The county's economy has grown impressively: GDP increased from KSh 80.5 billion in 2022 to KSh 87.9 billion in 2023, driven by strategic investment in agriculture and digital infrastructure. Over 80% of the population works in agriculture, contributing 30% of Gross Value Added. The dual agricultural systems—highland cash crops and lowland drought-tolerant staples—provide complementary income streams.

Sorghum has emerged as a transformation crop in the Tharaka lowlands. Improved varieties (Gadam, Sila, KARI Mtama 1), combined with fertilizer and pesticides, increased yields from 400 kg to 1.5 tonnes per hectare. Contract farming with East Africa Breweries Limited (EABL) provides guaranteed markets at KSh 37 per kilogram. Farm Africa's regenerative agriculture program reaches 50,000 farmers with mulching, minimum tillage, and intercropping techniques.

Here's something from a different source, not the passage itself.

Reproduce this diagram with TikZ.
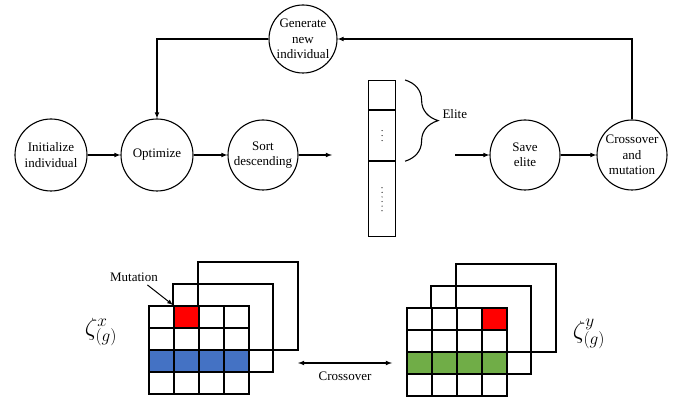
\documentclass[tikz,border=0pt]{standalone}
\usepackage{fontspec}
\setmainfont{Liberation Serif}
\usepackage{xcolor}
\usetikzlibrary{arrows,decorations.pathreplacing}
\definecolor{cellred}{RGB}{255,0,0}
\definecolor{cellblue}{RGB}{68,114,196}
\definecolor{cellgreen}{RGB}{112,173,71}
\tikzset{
	stage/.style={circle, draw, line width=1.1pt, minimum size=#1, inner sep=-1pt, align=center},
	stage/.default=72pt,
	link/.style={-latex, line width=1.1pt},
	slot/.style={draw, line width=1.1pt, minimum width=27pt, inner sep=0pt},
	cell/.style={draw, line width=1.4pt, fill=white},
	layer/.style={draw, line width=1.2pt},
	greek/.style={font=\fontsize{24}{28}\selectfont}
}

\begin{document}
\begin{tikzpicture}[x=1pt, y=-1pt, font=\fontsize{13}{15.5}\selectfont]
	\useasboundingbox (0,0) rectangle (681,398);

	% loop of stages
	\node[stage] (init) at (51,155) {Initialize\\individual};
	\node[stage] (opt) at (157,155) {Optimize};
	\node[stage=70pt] (sort) at (263,155) {Sort\\descending};
	\node[stage=70pt] (save) at (525,155) {Save\\elite};
	\node[stage=70pt] (cross) at (632,155) {Crossover\\and\\mutation};
	\node[stage=68pt, inner sep=-2pt] (gen) at (303,39) {Generate\\new\\individual};

	\coordinate (sortout) at (332,155);
	\coordinate (savein) at (455,155);

	\draw[link] (init) -- (opt);
	\draw[link] (opt) -- (sort);
	\draw[link] (sort) -- (sortout);
	\draw[link] (savein) -- (save);
	\draw[link] (save) -- (cross);
	\draw[link] (cross.north) |- (gen.east);
	\draw[link] (gen.west) -| (opt.north);

	% sorted population
	\node[slot, minimum height=29pt, anchor=north west] (c1) at (368,80) {};
	\node[slot, minimum height=50pt, anchor=north] (c2) at (c1.south) {};
	\node[slot, minimum height=75pt, anchor=north] (c3) at (c2.south) {};
	\foreach \k in {-1,0,1}
		\fill (c2.center) ++(0,5*\k) circle (0.6pt);
	\foreach \k in {0,...,5}
		\fill (c3.center) ++(0,-11.5+4.6*\k) circle (0.6pt);

	\draw[line width=1.1pt, decorate, decoration={brace, amplitude=33pt}]
		([xshift=9pt]c1.north east) -- ([xshift=9pt]c2.south east);
	\node[anchor=west] (elite) at (439,114) {Elite};

	% parent x
	\draw[layer] (198,262) rectangle ++(100,88);
	\draw[layer] (173,284) rectangle ++(100,88);
	\foreach \i in {0,...,3}
		\foreach \j in {0,...,3}
			\draw[cell] ({149+25*\i},{306+22*\j}) rectangle ++(25,22);
	\draw[cell, fill=cellred] (174,306) rectangle ++(25,22);
	\foreach \i in {0,...,3}
		\draw[cell, fill=cellblue] ({149+25*\i},350) rectangle ++(25,22);

	\node (mut) at (134,277) {Mutation};
	\coordinate (mutpt) at (173,305);
	\draw[link, line width=1pt] ([xshift=-14pt]mut.south east) -- (mutpt);

	\node[greek] (zx) at (101,332) {$\zeta^{x}_{(g)}$};

	% parent y
	\draw[layer] (456,264) rectangle ++(100,88);
	\draw[layer] (431,286) rectangle ++(100,88);
	\foreach \i in {0,...,3}
		\foreach \j in {0,...,3}
			\draw[cell] ({407+25*\i},{308+22*\j}) rectangle ++(25,22);
	\draw[cell, fill=cellred] (482,308) rectangle ++(25,22);
	\foreach \i in {0,...,3}
		\draw[cell, fill=cellgreen] ({407+25*\i},352) rectangle ++(25,22);

	\node[greek] (zy) at (589,334) {$\zeta^{y}_{(g)}$};

	% crossover
	\coordinate (xl) at (298,363);
	\coordinate (xr) at (392,363);
	\draw[latex-latex, line width=1.1pt] (xl) -- (xr) node[midway, below=5pt] (xo) {Crossover};
\end{tikzpicture}
\end{document}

The county exhibits classic agro-ecological niche diversification: different zones producing different products, reducing risk through complementarity. By 2026, whether the sorghum value chain scales and regenerative practices restore degraded lowland soils will determine if Tharaka Nithi's dual-zone agriculture remains Kenya's model for climate-adaptive farming.